Carole Chabry , Soprano
Un sillon vers le ciel
Carole, c’est d’abord une belle présence, qui annonce une voix. Une grande voix.
Nous nous sommes rencontrées lors de la performance picturale de l’artiste plasticien Jean-Claude Bertrand, au Centre Culturel du Ministère des Finances de Bercy. Je me suis immédiatement sentie en famille d’âme avec cette jeune femme à la sensibilité visible jusque dans les silences. Quelques jours plus tard, sur la banquette d’un grand hôtel parisien, elle se prêtait avec la même générosité à cet entretien pour Saisons de Culture.
S de C : Chère Carole, bravo pour cette prestation vocale très en phase. J’ai senti le public réellement ému.

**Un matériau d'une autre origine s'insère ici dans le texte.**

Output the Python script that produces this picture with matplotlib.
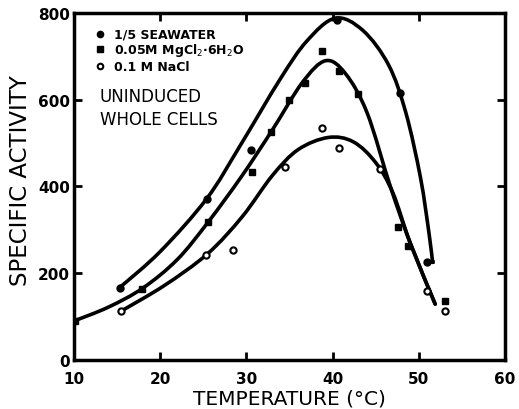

Vous étiez-vous concentrée sur les œuvres disposées en écrin, avant votre intervention ?
C C: Mon attention était surtout fixée sur ce totem en plexiglass qui me faisait face, lequel, tel un chef de choeur, modulait mes sensations par ses nuances tout en transparence. L’ensemble qui m’entourait me troublait un peu par son éclectisme, mais ce n’est en aucun cas un reproche, j’ai seulement besoin de zones silencieuses, pour poser ma respiration.
S de C : Aviez-vous déjà travaillé en duo avec un peintre ?
C C: Non, c’était une première, mais j’entends bien réitérer l’expérience ! D’ailleurs, un projet se dessine à la Madeleine de Paris, avec le peintre Karls, en faveur des enfants malades du cancer, en juin prochain.
L’artiste lyrique nuance ses sons comme le peintre avec sa palette. Les émotions sont des couleurs qui ne peuvent que se rejoindre en une composition harmonique.
S de C : Est-il une couleur avec laquelle vous vous sentez à l’aise, plus qu’avec d’autres ?
C C: Le bleu pour apaiser et bien sûr, le rouge pour l’énergie. Mes notes les plus aigües correspondent selon ma définition chromatique à la couleur rouge.
S de C : Comment l’idée vous est venue d’associer votre voix au secteur industriel, vous qui êtes Premier Prix du Conservatoire National Supérieur de Musique et de Danse de Paris ?
C C: J’ai créé ma structure Espace vocal en 2004 – déjà dix ans- ! Le but étant de faire rayonner l’Opéra à tous les publics à travers des spectacles, conférences et Sons et Lumières. Et par ailleurs, de diffuser des cours d’art lyrique. Par la suite, j’ai été plébiscitée par de grandes entreprises afin de metre à leur services mes talents de compositrice en vue de leur créer une Identité Sonore qui fasse entendre leur image
S de C : Quelles sont vos références artistiques les plus impactantes ?
C C: Mon coup de coeur, Francis Poulenc – le Dialogue des Carmélites que j’ai moi-même interprété. Un modèle, Mirella Freni ! La gestion du souffle de Pavarotti…
S de C : Aragon disait : « Il faut creuser des galeries vers le ciel ». A l’écoute de votre organe vocal si sensible et tellement maitrisé, je m’étonne qu’avec seulement deux cordes vocales, on puisse développer une palette de vibrations sonores aussi étendue et aussi élevées. On ne peut qu’imaginer le travail au quotidien!
Quels sont vos projets les plus audacieux, chère Carole ?
C C: Continuer à développer au mieux Espace Vocal, continuer les concerts et les associations avec d’autres disciplines artistiques comme la peinture ou la danse, me tourner vers l’impact du son via les neurosciences, en m’entourant de personnalités de l’univers médical dans une quête de recherche commune. En ce qui concerne les entreprises, faire comprendre à chaque dirigeant que sa société a une histoire à raconter et que cette histoire peut être traduite en musique !
S de C : J’ai envie de conclure cet entretien, après vous avoir souhaité le plus grand succès pour la suite de tous ces projets altruistes et vous avoir adressé tous mes remerciements pour les instants de pure beauté partagés à Bercy, en vous offrant cet extrait d’un poème de Victor Hugo : Je respire où tu palpites
« Tu portes dans la lumière, tu portes dans les buissons
Sur une aile ma prière, et sur l’autre mes chansons (…) ».